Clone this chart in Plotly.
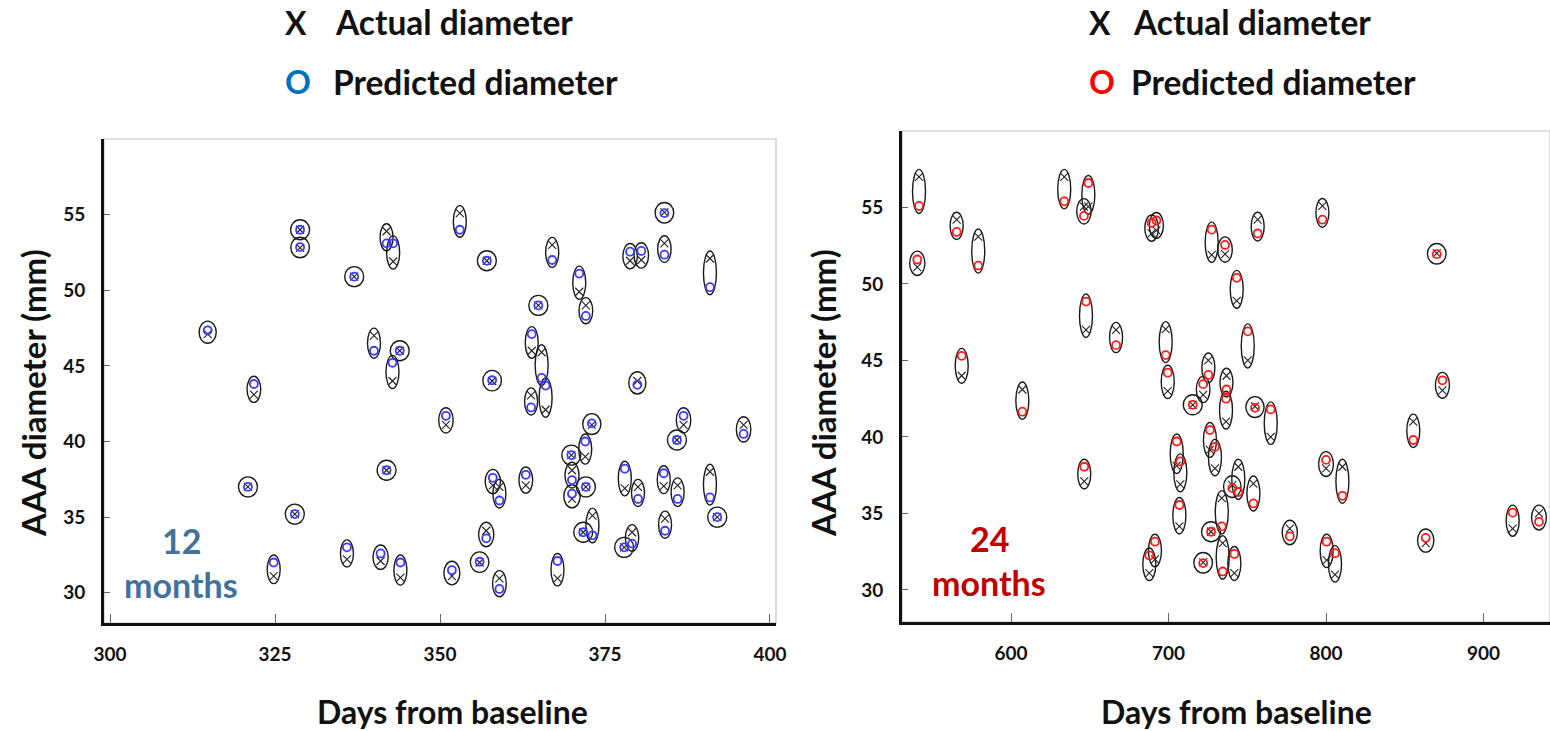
import plotly.graph_objects as go

# ---- 12-month follow-up (days from baseline, diameters in mm) ----
days_12 = [314.8, 320.9, 321.8, 324.8, 328.0, 328.8, 328.8, 335.9, 337.0, 340.0,
           341.0, 341.9, 341.9, 342.9, 342.8, 343.9, 344.0, 350.9, 351.8, 353.0,
           356.0, 357.0, 357.1, 357.9, 358.0, 359.0, 359.0, 363.0, 363.9, 363.8,
           365.4, 366.0, 364.9, 367.0, 367.8, 369.9, 370.0, 370.0, 371.1, 371.7,
           372.0, 372.1, 372.1, 373.0, 373.1, 377.9, 378.0, 378.8, 379.1, 379.9,
           380.0, 380.5, 383.9, 384.0, 384.0, 384.1, 385.9, 386.0, 386.9, 390.9,
           390.9, 392.0, 396.0]
actual_12 = [47.1, 37.0, 43.1, 31.1, 35.2, 54.0, 52.8, 32.2, 50.9, 47.0,
             32.1, 53.9, 38.1, 51.9, 44.0, 46.0, 31.0, 41.1, 31.1, 55.1,
             32.0, 34.1, 51.95, 44.0, 37.1, 37.0, 30.95, 37.1, 46.0, 43.05,
             45.9, 42.1, 49.0, 53.0, 30.95, 39.1, 38.1, 36.2, 49.9, 34.0,
             39.0, 37.0, 49.0, 41.1, 35.1, 33.0, 36.9, 51.95, 34.0, 44.0,
             37.0, 52.0, 37.05, 55.15, 53.1, 34.9, 40.1, 37.1, 41.1, 52.1,
             38.0, 35.0, 41.1]
pred_12 = [47.35, 37.0, 43.8, 32.0, 35.2, 54.0, 52.85, 33.0, 50.9, 46.0,
           32.6, 53.1, 38.1, 53.1, 45.2, 46.0, 32.0, 41.7, 31.5, 54.0,
           32.05, 33.6, 51.95, 44.05, 37.6, 36.1, 30.25, 37.8, 47.1, 42.25,
           44.2, 43.7, 49.0, 52.0, 32.1, 39.1, 37.45, 36.55, 51.1, 34.0,
           40.0, 37.0, 48.3, 41.2, 33.8, 33.0, 38.2, 52.55, 33.25, 43.75,
           36.2, 52.6, 37.9, 55.1, 52.35, 34.1, 40.1, 36.2, 41.7, 50.2,
           36.3, 35.0, 40.5]

# ---- 24-month follow-up ----
days_24 = [541.6, 540.5, 565.5, 568.7, 579.2, 607.2, 633.8, 646.3, 649.1, 647.6,
           646.5, 666.7, 687.8, 691.4, 689.3, 692.3, 698.2, 699.5, 705.2, 707.5,
           706.9, 715.4, 722.0, 722.0, 725.3, 726.3, 727.0, 727.4, 729.5, 733.8,
           734.4, 735.9, 736.8, 736.5, 740.5, 741.8, 743.3, 744.3, 750.3, 753.9,
           754.9, 756.6, 764.9, 777.0, 797.7, 800.0, 800.4, 805.7, 810.4, 855.4,
           863.3, 870.3, 873.9, 918.5, 935.2]
actual_24 = [57.0, 51.1, 54.2, 44.0, 53.1, 43.1, 57.0, 55.05, 55.05, 47.0,
             37.1, 47.0, 31.1, 32.0, 53.3, 53.5, 47.05, 43.0, 38.1, 36.9,
             34.15, 42.1, 42.75, 31.8, 45.0, 39.15, 33.8, 51.9, 37.95, 36.0,
             33.05, 51.95, 44.0, 41.0, 36.85, 31.1, 48.9, 38.05, 45.0, 36.95,
             42.0, 54.2, 40.0, 34.0, 55.1, 37.95, 31.95, 31.0, 38.05, 41.0,
             33.05, 52.0, 43.05, 34.0, 35.0]
pred_24 = [55.1, 51.6, 53.4, 45.3, 51.2, 41.65, 55.4, 54.45, 56.6, 48.85,
           38.05, 46.0, 32.25, 33.15, 54.0, 54.15, 45.35, 44.2, 39.7, 38.4,
           35.55, 42.1, 43.45, 31.75, 44.05, 40.45, 33.8, 53.55, 39.35, 34.15,
           31.2, 52.55, 43.1, 42.5, 36.65, 32.35, 50.4, 36.4, 46.9, 35.65,
           41.9, 53.3, 41.8, 33.5, 54.2, 38.5, 33.15, 32.4, 36.15, 39.8,
           33.4, 51.95, 43.7, 35.05, 34.45]

x_ticks_12 = [300, 325, 350, 375, 400]
x_ticks_24 = [600, 700, 800, 900]
y_ticks = [30, 35, 40, 45, 50, 55]

W, H = 1550, 731
FONT = "Lato"
BLUE_O = "#3b3bff"
RED_O = "#ff1a1a"

# plot areas in pixels: (left, right, top, bottom)
box_12 = (104, 776, 139, 623)
box_24 = (902, 1550, 131, 622)
range_x12 = [299.09, 400.91]
range_x24 = [530.8, 942.2]
range_y12 = [28.0, 60.0]
range_y24 = [27.9, 60.0]

fig = go.Figure()


def add_panel(days, actual, pred, xa, ya, o_color, yrange, box):
    mm_px = (box[3] - box[2]) / (yrange[1] - yrange[0])
    # ellipse around each actual/predicted pair
    for d, a, p in zip(days, actual, pred):
        dy_px = abs(a - p) * mm_px
        round_f = max(0.0, 1.0 - dy_px / 12.0)
        w = 13 + 6 * round_f
        pad = (7.5 + 2.5 * round_f) / mm_px
        fig.add_shape(type="circle", xref=xa, yref=ya, xsizemode="pixel",
                      xanchor=d, x0=-w / 2, x1=w / 2,
                      y0=min(a, p) - pad, y1=max(a, p) + pad,
                      line=dict(color="#1a1a1a", width=1.4), layer="below")
    fig.add_trace(go.Scatter(x=days, y=actual, mode="markers", xaxis=xa, yaxis=ya,
                             marker=dict(symbol="x-thin", size=8, color="#222",
                                         line=dict(color="#222", width=1.1)),
                             name="Actual diameter", hoverinfo="x+y"))
    fig.add_trace(go.Scatter(x=days, y=pred, mode="markers", xaxis=xa, yaxis=ya,
                             marker=dict(symbol="circle-open", size=8, color=o_color,
                                         line=dict(color=o_color, width=1.8)),
                             name="Predicted diameter", hoverinfo="x+y"))


add_panel(days_12, actual_12, pred_12, "x", "y", BLUE_O, range_y12, box_12)
add_panel(days_24, actual_24, pred_24, "x2", "y2", RED_O, range_y24, box_24)


def xdom(b):
    return [b[0] / W, b[1] / W]


def ydom(b):
    return [1 - b[3] / H, 1 - b[2] / H]


tickfont = dict(family=FONT, size=19, color="#111", weight="bold")
common_x = dict(showgrid=False, zeroline=False, showline=True, linecolor="#111",
                linewidth=3, ticks="inside", ticklen=9, tickwidth=1,
                tickcolor="#666", tickfont=tickfont, ticklabelstandoff=12,
                automargin=False, title=dict(text=""))
common_y = dict(showgrid=False, zeroline=False, showline=True, linecolor="#111",
                linewidth=3, ticks="inside", ticklen=6, tickwidth=1,
                tickcolor="#666", tickfont=tickfont, ticklabelstandoff=12,
                automargin=False, title=dict(text=""))

fig.update_layout(
    template="none",
    width=W, height=H, margin=dict(l=0, r=0, t=0, b=0, pad=0),
    paper_bgcolor="white", plot_bgcolor="white", showlegend=False,
    xaxis=dict(common_x, domain=xdom(box_12), range=range_x12,
               tickvals=x_ticks_12, anchor="y"),
    yaxis=dict(common_y, domain=ydom(box_12), range=range_y12,
               tickvals=y_ticks, anchor="x"),
    xaxis2=dict(common_x, domain=xdom(box_24), range=range_x24,
                tickvals=x_ticks_24, anchor="y2"),
    yaxis2=dict(common_y, domain=ydom(box_24), range=range_y24,
                tickvals=y_ticks, anchor="x2"),
)

# light frame on top and right of each plot area
for xr, yr in (("x domain", "y domain"), ("x2 domain", "y2 domain")):
    fig.add_shape(type="rect", xref=xr, yref=yr, x0=0, x1=1, y0=0, y1=1,
                  line=dict(color="#c4c4c4", width=1.2), layer="below")

ann = []


def txt(x, y, s, size, color="#111", anchor="center", angle=0):
    ann.append(dict(x=x / W, y=1 - y / H, xref="paper", yref="paper", text=s,
                    showarrow=False, xanchor=anchor, yanchor="middle",
                    textangle=angle, borderpad=0,
                    font=dict(family=FONT, size=size, color=color, weight="bold")))


# axis titles
txt(33, 393, "AAA diameter (mm)", 33, angle=-90)
txt(823, 393, "AAA diameter (mm)", 33, angle=-90)
txt(453, 711, "Days from baseline", 32)
txt(1236, 711, "Days from baseline", 32)

# marker keys
txt(284, 22, "X", 32, anchor="left")
txt(334, 22, "Actual diameter", 33.5, anchor="left")
txt(284, 82, "O", 32, color="#0070c0", anchor="left")
txt(332, 82, "Predicted diameter", 33.5, anchor="left")
txt(1088, 22, "X", 32, anchor="left")
txt(1132, 22, "Actual diameter", 33.5, anchor="left")
txt(1088, 82, "O", 32, color="#ff0000", anchor="left")
txt(1130, 82, "Predicted diameter", 33.5, anchor="left")

# follow-up labels
txt(181, 540, "12", 34, color="#41719c")
txt(181, 584, "months", 34, color="#41719c")
txt(989, 538, "24", 34, color="#c00000")
txt(989, 582, "months", 34, color="#c00000")

fig.update_layout(annotations=ann)
fig.write_html("out.html")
+ + + +
PROMPT: Write out each line of the listing above, exactly, from its first line to the line holding "36.3, 35.0, 40.5]", inclusive. Skip the pictures.

RESULT:
Clone this chart in Plotly.
import plotly.graph_objects as go

# ---- 12-month follow-up (days from baseline, diameters in mm) ----
days_12 = [314.8, 320.9, 321.8, 324.8, 328.0, 328.8, 328.8, 335.9, 337.0, 340.0,
           341.0, 341.9, 341.9, 342.9, 342.8, 343.9, 344.0, 350.9, 351.8, 353.0,
           356.0, 357.0, 357.1, 357.9, 358.0, 359.0, 359.0, 363.0, 363.9, 363.8,
           365.4, 366.0, 364.9, 367.0, 367.8, 369.9, 370.0, 370.0, 371.1, 371.7,
           372.0, 372.1, 372.1, 373.0, 373.1, 377.9, 378.0, 378.8, 379.1, 379.9,
           380.0, 380.5, 383.9, 384.0, 384.0, 384.1, 385.9, 386.0, 386.9, 390.9,
           390.9, 392.0, 396.0]
actual_12 = [47.1, 37.0, 43.1, 31.1, 35.2, 54.0, 52.8, 32.2, 50.9, 47.0,
             32.1, 53.9, 38.1, 51.9, 44.0, 46.0, 31.0, 41.1, 31.1, 55.1,
             32.0, 34.1, 51.95, 44.0, 37.1, 37.0, 30.95, 37.1, 46.0, 43.05,
             45.9, 42.1, 49.0, 53.0, 30.95, 39.1, 38.1, 36.2, 49.9, 34.0,
             39.0, 37.0, 49.0, 41.1, 35.1, 33.0, 36.9, 51.95, 34.0, 44.0,
             37.0, 52.0, 37.05, 55.15, 53.1, 34.9, 40.1, 37.1, 41.1, 52.1,
             38.0, 35.0, 41.1]
pred_12 = [47.35, 37.0, 43.8, 32.0, 35.2, 54.0, 52.85, 33.0, 50.9, 46.0,
           32.6, 53.1, 38.1, 53.1, 45.2, 46.0, 32.0, 41.7, 31.5, 54.0,
           32.05, 33.6, 51.95, 44.05, 37.6, 36.1, 30.25, 37.8, 47.1, 42.25,
           44.2, 43.7, 49.0, 52.0, 32.1, 39.1, 37.45, 36.55, 51.1, 34.0,
           40.0, 37.0, 48.3, 41.2, 33.8, 33.0, 38.2, 52.55, 33.25, 43.75,
           36.2, 52.6, 37.9, 55.1, 52.35, 34.1, 40.1, 36.2, 41.7, 50.2,
           36.3, 35.0, 40.5]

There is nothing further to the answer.